Write out the listing, please, but only from its first line through the line containing "const categories = ['30', '60', '100'];", exactly as given and without pictures.
* * *
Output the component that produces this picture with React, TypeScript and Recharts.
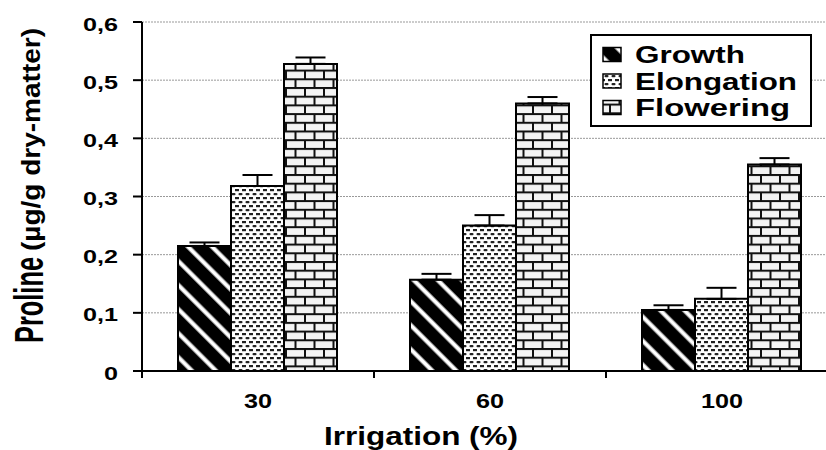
import React from 'react';
import { BarChart, Bar, XAxis, YAxis, CartesianGrid, ErrorBar, Legend } from 'recharts';

// Irrigation levels (%)
const categories = ['30', '60', '100'];

// Proline content (µg/g dry-matter) per growth stage
const growth = [0.215, 0.157, 0.105];
const growthErr = [0.006, 0.01, 0.008];
const elongation = [0.318, 0.25, 0.124];
const elongationErr = [0.019, 0.018, 0.019];
const flowering = [0.528, 0.46, 0.355];
const floweringErr = [0.011, 0.011, 0.011];

const yTicks = [0, 0.1, 0.2, 0.3, 0.4, 0.5, 0.6];

const seriesNames = ['Growth', 'Elongation', 'Flowering'];

const data = categories.map((c, i) => ({
  name: c,
  growth: growth[i],
  growthErr: [0, growthErr[i]],
  elongation: elongation[i],
  elongationErr: [0, elongationErr[i]],
  flowering: flowering[i],
  floweringErr: [0, floweringErr[i]],
}));

const FONT = '"Liberation Sans", Arial, sans-serif';
const CHART_W = 860;
const CHART_H = 450;
const PLOT_LEFT = 142;
const PLOT_RIGHT = 838;
const HALF_BAND = (PLOT_RIGHT - PLOT_LEFT) / categories.length / 2;

/**
 * Y tick labels with decimal comma
 */
function YTick(props: any) {
  const { y, payload } = props;
  const label = String(payload.value).replace('.', ',');
  return (
    <text
      transform={`translate(118, ${y + 8.5}) scale(1.4, 1)`}
      textAnchor="end"
      fontFamily={FONT}
      fontWeight="bold"
      fontSize={18}
      fill="#000"
    >
      {label}
    </text>
  );
}

/**
 * X tick: label at band centre, tick mark at band boundary
 */
function XTick(props: any) {
  const { x, payload } = props;
  const left = x - HALF_BAND;
  return (
    <g>
      <line x1={left} x2={left} y1={371} y2={378} stroke="#000" strokeWidth={2} />
      <text
        transform={`translate(${x}, 408) scale(1.2, 1)`}
        textAnchor="middle"
        fontFamily={FONT}
        fontWeight="bold"
        fontSize={21}
        fill="#000"
      >
        {payload.value}
      </text>
    </g>
  );
}

function YLabel() {
  return (
    <g fill="#000" fontFamily={FONT} fontWeight="bold">
      <text
        transform="translate(43, 343) rotate(-90) scale(1, 1.35)"
        fontFamily={'"Liberation Sans Narrow", "Arial Narrow", ' + FONT}
        fontSize={30}
        textLength={86}
        lengthAdjust="spacingAndGlyphs"
      >
        Proline
      </text>
      <text
        transform="translate(40, 251) rotate(-90) scale(1, 1.3)"
        fontSize={20}
        textLength={223}
        lengthAdjust="spacingAndGlyphs"
      >
        (µg/g dry-matter)
      </text>
    </g>
  );
}

const fills = ['url(#pGrowth)', 'url(#pElong)', 'url(#pFlower)'];
const legendText = [
  { w: 110, base: 29 },
  { w: 162, base: 55.5 },
  { w: 155, base: 82 },
];

function LegendBox() {
  return (
    <svg width={222} height={93} style={{ display: 'block' }}>
      <rect x={1} y={1} width={220} height={91} fill="#fff" stroke="#000" strokeWidth={2} />
      {seriesNames.map((name, i) => (
        <g key={name}>
          <rect
            x={13}
            y={legendText[i].base - 15.5}
            width={18}
            height={14}
            fill={fills[i]}
            stroke="#000"
            strokeWidth={1.5}
          />
          <text
            x={45}
            y={legendText[i].base}
            fontFamily={FONT}
            fontWeight="bold"
            fontSize={24}
            textLength={legendText[i].w}
            lengthAdjust="spacingAndGlyphs"
            fill="#000"
          >
            {name}
          </text>
        </g>
      ))}
    </svg>
  );
}

export default function App() {
  return (
    <div
      style={{
        position: 'absolute',
        left: 0,
        top: 0,
        width: 826,
        height: 450,
        overflow: 'hidden',
        background: '#fff',
      }}
    >
      <BarChart
        width={CHART_W}
        height={CHART_H}
        data={data}
        margin={{ top: 22, right: CHART_W - PLOT_RIGHT, left: PLOT_LEFT - 60, bottom: 0 }}
        barCategoryGap={36}
        barGap={0}
      >
        <defs>
          <pattern
            id="pGrowth"
            patternUnits="userSpaceOnUse"
            width={17}
            height={17}
            patternTransform="rotate(45)"
          >
            <rect width={17} height={17} fill="#000" />
            <rect x={0} y={6} width={17} height={3} fill="#fff" />
            <rect x={0} y={5} width={17} height={1} fill="#999" />
            <rect x={0} y={9} width={17} height={1} fill="#999" />
          </pattern>
          <pattern id="pElong" patternUnits="userSpaceOnUse" width={7} height={8}>
            <rect width={7} height={8} fill="#fff" />
            <rect x={0.5} y={1} width={4} height={2.2} rx={1} fill="#222" />
            <rect x={4} y={5} width={3} height={2.2} fill="#222" />
            <rect x={0} y={5} width={1} height={2.2} fill="#222" />
          </pattern>
          <pattern id="pFlower" patternUnits="userSpaceOnUse" width={19} height={17.4}>
            <rect width={19} height={17.4} fill="#f4f4f4" />
            <rect x={0} y={0} width={19} height={2} fill="#111" />
            <rect x={0} y={8.7} width={19} height={2} fill="#111" />
            <rect x={0} y={0} width={2} height={8.7} fill="#111" />
            <rect x={9.5} y={8.7} width={2} height={8.7} fill="#111" />
          </pattern>
        </defs>
        <CartesianGrid vertical={false} stroke="#999" strokeDasharray="2 1" />
        <XAxis
          dataKey="name"
          height={79}
          axisLine={{ stroke: '#000', strokeWidth: 2 }}
          tickLine={false}
          tick={<XTick />}
          interval={0}
        />
        <YAxis
          width={60}
          domain={[0, 0.6]}
          ticks={yTicks}
          axisLine={{ stroke: '#000', strokeWidth: 2 }}
          tickLine={{ stroke: '#000', strokeWidth: 2 }}
          tickSize={9}
          tick={<YTick />}
          label={{ content: () => <YLabel /> }}
        />
        <Legend
          layout="vertical"
          align="center"
          verticalAlign="middle"
          wrapperStyle={{ position: 'absolute', left: 590, top: 34, width: 222, height: 93 }}
          content={() => <LegendBox />}
        />
        <Bar dataKey="growth" name="Growth" fill="url(#pGrowth)" stroke="#000" strokeWidth={2} isAnimationActive={false}>
          <ErrorBar dataKey="growthErr" direction="y" width={15} stroke="#000" strokeWidth={2} />
        </Bar>
        <Bar dataKey="elongation" name="Elongation" fill="url(#pElong)" stroke="#000" strokeWidth={2} isAnimationActive={false}>
          <ErrorBar dataKey="elongationErr" direction="y" width={15} stroke="#000" strokeWidth={2} />
        </Bar>
        <Bar dataKey="flowering" name="Flowering" fill="url(#pFlower)" stroke="#000" strokeWidth={2} isAnimationActive={false}>
          <ErrorBar dataKey="floweringErr" direction="y" width={15} stroke="#000" strokeWidth={2} />
        </Bar>
      </BarChart>
      <svg
        width={826}
        height={450}
        style={{ position: 'absolute', left: 0, top: 0, pointerEvents: 'none' }}
      >
        <text
          transform="translate(421, 445) scale(1.26, 1)"
          textAnchor="middle"
          fontFamily={FONT}
          fontWeight="bold"
          fontSize={25}
          fill="#000"
        >
          Irrigation (%)
        </text>
      </svg>
    </div>
  );
}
* * *
## THE ANSWER
Output the component that produces this picture with React, TypeScript and Recharts.
import React from 'react';
import { BarChart, Bar, XAxis, YAxis, CartesianGrid, ErrorBar, Legend } from 'recharts';

// Irrigation levels (%)
const categories = ['30', '60', '100'];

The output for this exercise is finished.